- _Goal_: Find every line of the listing below where "this" appears, and copy it.

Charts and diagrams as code
[start]
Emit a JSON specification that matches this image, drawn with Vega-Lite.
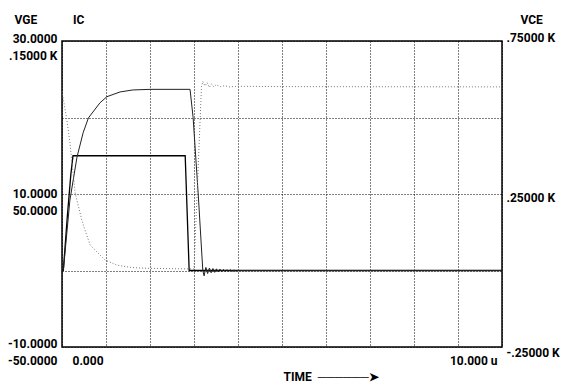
{
  "$schema": "https://vega.github.io/schema/vega-lite/v6.json",
  "width": 440,
  "height": 306,
  "autosize": {"type": "none"},
  "padding": {"left": 62, "top": 41, "right": 64, "bottom": 38},
  "background": "white",
  "config": {
    "view": {"stroke": "black", "strokeWidth": 1.5},
    "font": "Roboto",
    "axis": {
      "labelFont": "Roboto",
      "labelFontSize": 12,
      "labelFontWeight": "bold",
      "labelColor": "black",
      "titleFont": "Roboto",
      "titleFontSize": 12,
      "titleFontWeight": "bold",
      "titleColor": "black",
      "ticks": false,
      "domain": false,
      "labelOverlap": false,
      "labelFlush": false,
      "labelBound": false,
      "gridColor": "black",
      "gridDash": [1, 2],
      "gridWidth": 1,
      "gridOpacity": 1
    }
  },
  "data": {
    "values": [
      {"s": "VGE", "t": 0, "v": 0},
      {"s": "VGE", "t": 0.03, "v": 0},
      {"s": "VGE", "t": 0.12, "v": 7},
      {"s": "VGE", "t": 0.2, "v": 12.5},
      {"s": "VGE", "t": 0.25, "v": 15},
      {"s": "VGE", "t": 2.8, "v": 15},
      {"s": "VGE", "t": 2.83, "v": 10},
      {"s": "VGE", "t": 2.89, "v": 0},
      {"s": "VGE", "t": 10, "v": 0},

      {"s": "IC", "t": 0, "v": 0},
      {"s": "IC", "t": 0.03, "v": 0},
      {"s": "IC", "t": 0.18, "v": 46},
      {"s": "IC", "t": 0.34, "v": 74},
      {"s": "IC", "t": 0.48, "v": 90},
      {"s": "IC", "t": 0.6, "v": 99.7},
      {"s": "IC", "t": 0.86, "v": 109.5},
      {"s": "IC", "t": 1.02, "v": 113.6},
      {"s": "IC", "t": 1.32, "v": 116.7},
      {"s": "IC", "t": 1.61, "v": 118},
      {"s": "IC", "t": 2.0, "v": 118.4},
      {"s": "IC", "t": 2.91, "v": 118.4},
      {"s": "IC", "t": 2.98, "v": 100},
      {"s": "IC", "t": 3.1, "v": 48},
      {"s": "IC", "t": 3.2, "v": 0},
      {"s": "IC", "t": 3.23, "v": -3.5},
      {"s": "IC", "t": 3.27, "v": 2},
      {"s": "IC", "t": 3.31, "v": -2},
      {"s": "IC", "t": 3.35, "v": 1.6},
      {"s": "IC", "t": 3.39, "v": -1.5},
      {"s": "IC", "t": 3.43, "v": 1.3},
      {"s": "IC", "t": 3.47, "v": -1.2},
      {"s": "IC", "t": 3.51, "v": 1.1},
      {"s": "IC", "t": 3.55, "v": -1.0},
      {"s": "IC", "t": 3.59, "v": 0.9},
      {"s": "IC", "t": 3.63, "v": -0.8},
      {"s": "IC", "t": 3.67, "v": 0.7},
      {"s": "IC", "t": 3.71, "v": -0.6},
      {"s": "IC", "t": 3.75, "v": 0.5},
      {"s": "IC", "t": 3.79, "v": -0.5},
      {"s": "IC", "t": 3.83, "v": 0.4},
      {"s": "IC", "t": 3.87, "v": -0.4},
      {"s": "IC", "t": 3.91, "v": 0.3},
      {"s": "IC", "t": 3.95, "v": -0.3},
      {"s": "IC", "t": 4.0, "v": 0},
      {"s": "IC", "t": 10, "v": 0},

      {"s": "VCE", "t": 0, "v": 585},
      {"s": "VCE", "t": 0.1, "v": 503},
      {"s": "VCE", "t": 0.18, "v": 417},
      {"s": "VCE", "t": 0.3, "v": 253},
      {"s": "VCE", "t": 0.45, "v": 165},
      {"s": "VCE", "t": 0.56, "v": 116},
      {"s": "VCE", "t": 0.64, "v": 83},
      {"s": "VCE", "t": 0.98, "v": 34},
      {"s": "VCE", "t": 1.24, "v": 18},
      {"s": "VCE", "t": 1.47, "v": 12},
      {"s": "VCE", "t": 1.66, "v": 9},
      {"s": "VCE", "t": 2.0, "v": 7},
      {"s": "VCE", "t": 2.5, "v": 6},
      {"s": "VCE", "t": 3.0, "v": 5},
      {"s": "VCE", "t": 3.07, "v": 250},
      {"s": "VCE", "t": 3.17, "v": 600},
      {"s": "VCE", "t": 3.2, "v": 618},
      {"s": "VCE", "t": 3.25, "v": 603},
      {"s": "VCE", "t": 3.3, "v": 614},
      {"s": "VCE", "t": 3.35, "v": 598},
      {"s": "VCE", "t": 3.4, "v": 610},
      {"s": "VCE", "t": 3.45, "v": 600},
      {"s": "VCE", "t": 3.5, "v": 607},
      {"s": "VCE", "t": 3.6, "v": 601},
      {"s": "VCE", "t": 3.7, "v": 604},
      {"s": "VCE", "t": 3.8, "v": 600},
      {"s": "VCE", "t": 4.0, "v": 602},
      {"s": "VCE", "t": 5.0, "v": 601},
      {"s": "VCE", "t": 10, "v": 600}
    ]
  },
  "encoding": {
    "x": {
      "field": "t",
      "type": "quantitative",
      "scale": {"domain": [0, 10], "nice": false, "zero": false},
      "axis": {
        "values": [0, 1, 2, 3, 4, 5, 6, 7, 8, 9, 10],
        "grid": true,
        "labelExpr": "datum.value == 0 ? '0.000' : datum.value == 10 ? '10.000 u' : ''",
        "labelAlign": {"condition": {"test": "datum.value == 0", "value": "left"}, "value": "right"},
        "labelOffset": {"condition": {"test": "datum.value == 0", "value": 10}, "value": -5},
        "labelBaseline": "top",
        "labelPadding": 8,
        "title": "TIME \u00a0\u2500\u2500\u2500\u2500\u2500\u2500\u27A4",
        "titleAlign": "left",
        "titleBaseline": "alphabetic",
        "titleX": 221,
        "titleY": 33
      }
    }
  },
  "layer": [
    {
      "transform": [{"filter": "datum.s == 'VGE'"}],
      "mark": {"type": "line", "color": "black", "strokeWidth": 1.3, "clip": true},
      "encoding": {
        "y": {
          "field": "v",
          "type": "quantitative",
          "scale": {"domain": [-10, 30], "nice": false, "zero": false},
          "axis": {
            "orient": "left",
            "values": [30, 20, 10, 0, -10],
            "grid": true,
            "labelExpr": "datum.value == 30 ? ['30.0000', '.15000 K'] : datum.value == 10 ? ['10.0000', '50.0000'] : datum.value == -10 ? ['-10.0000', '', '-50.0000'] : ''",
            "labelBaseline": "alphabetic",
            "labelLineHeight": 17,
            "labelOffset": {"condition": [{"test": "datum.value == 30", "value": 1}, {"test": "datum.value == 10", "value": 3}], "value": 0},
            "labelPadding": 5,
            "title": "VGE\u00a0\u00a0\u00a0\u00a0\u00a0\u00a0\u00a0\u00a0\u00a0\u00a0\u00a0\u00a0IC",
            "titleAngle": 0,
            "titleAlign": "left",
            "titleBaseline": "alphabetic",
            "titleX": -48,
            "titleY": -18
          }
        }
      }
    },
    {
      "transform": [{"filter": "datum.s == 'IC'"}],
      "mark": {"type": "line", "color": "#222222", "strokeWidth": 1, "clip": true},
      "encoding": {
        "y": {
          "field": "v",
          "type": "quantitative",
          "scale": {"domain": [-50, 150], "nice": false, "zero": false},
          "axis": null
        }
      }
    },
    {
      "transform": [{"filter": "datum.s == 'VCE'"}],
      "mark": {"type": "line", "color": "#777777", "strokeWidth": 1, "strokeDash": [1, 2], "clip": true},
      "encoding": {
        "y": {
          "field": "v",
          "type": "quantitative",
          "scale": {"domain": [-250, 750], "nice": false, "zero": false},
          "axis": {
            "orient": "right",
            "values": [750, 250, -250],
            "grid": false,
            "labelExpr": "datum.value == 750 ? '.75000 K' : datum.value == 250 ? '.25000 K' : '-.25000 K'",
            "labelBaseline": "middle",
            "labelAlign": "left",
            "labelOffset": {"condition": [{"test": "datum.value == 750", "value": -4}, {"test": "datum.value == 250", "value": 3}], "value": 5},
            "labelPadding": 4,
            "title": "VCE",
            "titleAngle": 0,
            "titleAlign": "left",
            "titleBaseline": "alphabetic",
            "titleX": 18,
            "titleY": -18
          }
        }
      }
    }
  ],
  "resolve": {"scale": {"y": "independent"}, "axis": {"y": "independent"}}
}
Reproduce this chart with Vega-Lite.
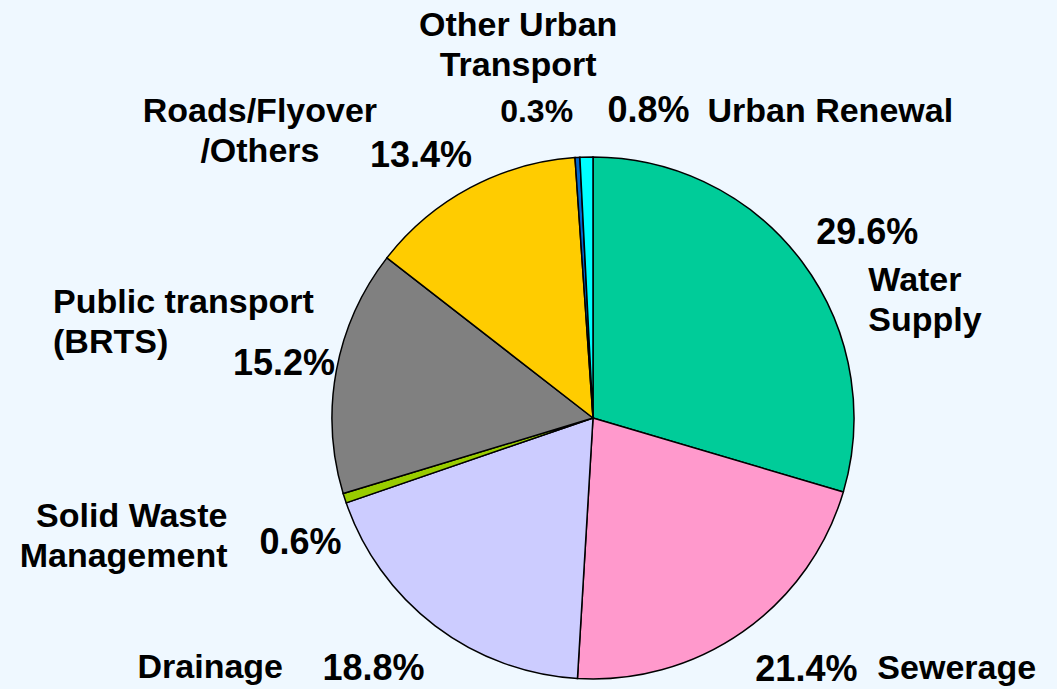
{
  "$schema": "https://vega.github.io/schema/vega-lite/v6.json",
  "width": 1186,
  "height": 836,
  "autosize": {"type": "none"},
  "padding": {"left": 0, "top": 0, "right": -129, "bottom": -147},
  "data": {
    "values": [
      {"idx": 1, "cat": "Water Supply", "value": 29.6, "pct": "29.6%", "name": "Water\nSupply"},
      {"idx": 2, "cat": "Sewerage", "value": 21.4, "pct": "21.4%", "name": "Sewerage"},
      {"idx": 3, "cat": "Drainage", "value": 18.8, "pct": "18.8%", "name": "Drainage"},
      {"idx": 4, "cat": "Solid Waste Management", "value": 0.6, "pct": "0.6%", "name": "Solid Waste\nManagement"},
      {"idx": 5, "cat": "Public transport (BRTS)", "value": 15.2, "pct": "15.2%", "name": "Public transport\n(BRTS)"},
      {"idx": 6, "cat": "Roads/Flyover/Others", "value": 13.4, "pct": "13.4%", "name": "Roads/Flyover\n/Others"},
      {"idx": 7, "cat": "Other Urban Transport", "value": 0.3, "pct": "0.3%", "name": "Other Urban\nTransport"},
      {"idx": 8, "cat": "Urban Renewal", "value": 0.8, "pct": "0.8%", "name": "Urban Renewal"}
    ]
  },
  "encoding": {
    "theta": {"field": "value", "type": "quantitative", "stack": true},
    "order": {"field": "idx", "type": "quantitative"}
  },
  "layer": [
    {
      "mark": {"type": "arc", "radius": 261, "stroke": "#000000", "strokeWidth": 1.5},
      "encoding": {
        "color": {
          "field": "cat", "type": "nominal", "legend": null,
          "scale": {
            "domain": ["Water Supply", "Sewerage", "Drainage", "Solid Waste Management", "Public transport (BRTS)", "Roads/Flyover/Others", "Other Urban Transport", "Urban Renewal"],
            "range": ["#00CC99", "#FF99CC", "#CCCCFF", "#99CC00", "#808080", "#FFCC00", "#0066CC", "#00FFFF"]
          }
        }
      }
    },
    {"mark": {"type": "text", "radius": 300, "align": "left", "dx": -17, "dy": 6, "fontSize": 36},
     "encoding": {"detail": {"field": "cat"}, "text": {"condition": {"test": "datum.idx == 1", "field": "pct"}, "value": ""}}},
    {"mark": {"type": "text", "radius": 300, "align": "left", "dx": -10, "dy": 17, "fontSize": 36},
     "encoding": {"detail": {"field": "cat"}, "text": {"condition": {"test": "datum.idx == 2", "field": "pct"}, "value": ""}}},
    {"mark": {"type": "text", "radius": 300, "align": "left", "dx": -89, "dy": 23, "fontSize": 36},
     "encoding": {"detail": {"field": "cat"}, "text": {"condition": {"test": "datum.idx == 3", "field": "pct"}, "value": ""}}},
    {"mark": {"type": "text", "radius": 300, "align": "left", "dx": -48, "dy": 44, "fontSize": 36},
     "encoding": {"detail": {"field": "cat"}, "text": {"condition": {"test": "datum.idx == 4", "field": "pct"}, "value": ""}}},
    {"mark": {"type": "text", "radius": 300, "align": "left", "dx": -65, "dy": 12, "fontSize": 36},
     "encoding": {"detail": {"field": "cat"}, "text": {"condition": {"test": "datum.idx == 5", "field": "pct"}, "value": ""}}},
    {"mark": {"type": "text", "radius": 300, "align": "left", "dx": -82, "dy": 14, "fontSize": 36},
     "encoding": {"detail": {"field": "cat"}, "text": {"condition": {"test": "datum.idx == 6", "field": "pct"}, "value": ""}}},
    {"mark": {"type": "text", "radius": 300, "align": "right", "dx": -2, "dy": 3, "fontSize": 32},
     "encoding": {"detail": {"field": "cat"}, "text": {"condition": {"test": "datum.idx == 7", "field": "pct"}, "value": ""}}},
    {"mark": {"type": "text", "radius": 300, "align": "left", "dx": 22, "dy": 4, "fontSize": 36},
     "encoding": {"detail": {"field": "cat"}, "text": {"condition": {"test": "datum.idx == 8", "field": "pct"}, "value": ""}}},
    {"mark": {"type": "text", "radius": 300, "align": "left", "dx": 35, "dy": 53},
     "encoding": {"detail": {"field": "cat"}, "text": {"condition": {"test": "datum.idx == 1", "field": "name"}, "value": ""}}},
    {"mark": {"type": "text", "radius": 300, "align": "left", "dx": 112, "dy": 15},
     "encoding": {"detail": {"field": "cat"}, "text": {"condition": {"test": "datum.idx == 2", "field": "name"}, "value": ""}}},
    {"mark": {"type": "text", "radius": 300, "align": "left", "dx": -274, "dy": 21},
     "encoding": {"detail": {"field": "cat"}, "text": {"condition": {"test": "datum.idx == 3", "field": "name"}, "value": ""}}},
    {"mark": {"type": "text", "radius": 300, "align": "right", "dx": -80, "dy": 17},
     "encoding": {"detail": {"field": "cat"}, "text": {"condition": {"test": "datum.idx == 4", "field": "name"}, "value": ""}}},
    {"mark": {"type": "text", "radius": 300, "align": "left", "dx": -245, "dy": -50},
     "encoding": {"detail": {"field": "cat"}, "text": {"condition": {"test": "datum.idx == 5", "field": "name"}, "value": ""}}},
    {"mark": {"type": "text", "radius": 300, "align": "center", "dx": -192, "dy": -31},
     "encoding": {"detail": {"field": "cat"}, "text": {"condition": {"test": "datum.idx == 6", "field": "name"}, "value": ""}}},
    {"mark": {"type": "text", "radius": 300, "align": "center", "dx": -57, "dy": -83},
     "encoding": {"detail": {"field": "cat"}, "text": {"condition": {"test": "datum.idx == 7", "field": "name"}, "value": ""}}},
    {"mark": {"type": "text", "radius": 300, "align": "left", "dx": 122, "dy": 4},
     "encoding": {"detail": {"field": "cat"}, "text": {"condition": {"test": "datum.idx == 8", "field": "name"}, "value": ""}}}
  ],
  "config": {
    "background": "#EFF8FF",
    "view": {
      "stroke": null,
      "fill": {
        "gradient": "linear", "x1": 0, "y1": 0, "x2": 1, "y2": 0,
        "stops": [
          {"offset": 0, "color": "#EFF8FF"},
          {"offset": 0.891, "color": "#CCEAFF"},
          {"offset": 1, "color": "#CCEAFF"}
        ]
      }
    },
    "text": {
      "font": "Liberation Sans",
      "fontWeight": "bold",
      "fontSize": 34,
      "lineHeight": 40,
      "lineBreak": "\n",
      "baseline": "alphabetic",
      "color": "#000000"
    }
  }
}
[end]
- _Task solution_:
Emit a JSON specification that matches this image, drawn with Vega-Lite.
Reproduce this chart with Vega-Lite.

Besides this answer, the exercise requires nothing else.